Viene meno, per organizzare un collettivo politico e definire un’identità collettiva, la possibilità della separatezza tra chi organizza e chi è organizzato, tra chi mobilita e chi è mobilitato. Ciò non significa che il rapporto tra massa degli attivisti comuni e organizzazioni diventi ininfluente. Non si tratta di riscoprire il mito della spontaneità e disconoscere il ruolo delle organizzazioni. Nemmeno i movimenti dotati di una forte retorica anti-organizzativa nascono dal luogo vuoto dell’assenza di esperienze, tradizioni e organizzazioni. Ma attualmente, sono più i movimenti a costituire un’opportunità per le organizzazioni, che non questi ultimi a rappresentare un’opportunità cui ricondurre la conversione di un potenziale di mobilitazione in azione collettiva.
C’è poi la frattura fondamentale, il conflitto centrale su cui i movimenti degli ultimi anni hanno insistito: la frattura governanti/governati. Le due crisi contemporanee – quella economico-sociale e quella della politica – non assumono, o assumono in misura minoritaria, il volto del conflitto esplicito tra gruppi sociali. La contrapposizione lavoro/capitale è assente anche nelle retorica di formazioni nitidamente di sinistra e ispirate dall’azione dei movimenti come Podemo. È poco presente anche nella retorica dei movimenti Indignados e anti-austerity di questi anni, i cui avversari sono stati molto di più la Troika e la finanza che le imprese private.

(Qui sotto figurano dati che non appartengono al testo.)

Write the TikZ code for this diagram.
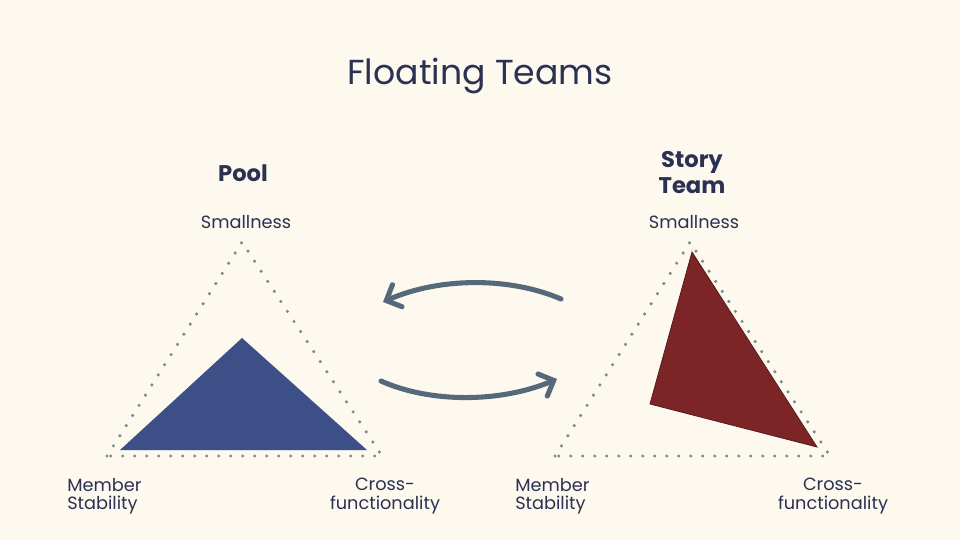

In questo contesto, la dimensione elettorale riacquisisce un ruolo di primo piano. Il terreno elettorale svolge per i movimenti due funzioni essenziali. Fornisce aspettative simboliche di efficacia: se la piazza e la mobilitazione si rivelano inefficaci, si pensa che infastidire i dominanti sul piano elettorale possa esserlo molto di più. Secondo, quello elettorale diventa un terreno propizio per stabilizzare identità collettive e attori deboli ed eterogeni, che la sola mobilitazione sociale non è stata in questi anni in grado di sedimentare.
Attraverso questi strumenti, i movimenti degli ultimi anni e i partiti che vi si sono ispirati, immaginano una nuova trasformazione non solo dei rapporti tra movimenti e potere, ma più in generale di quelli tra politica e società.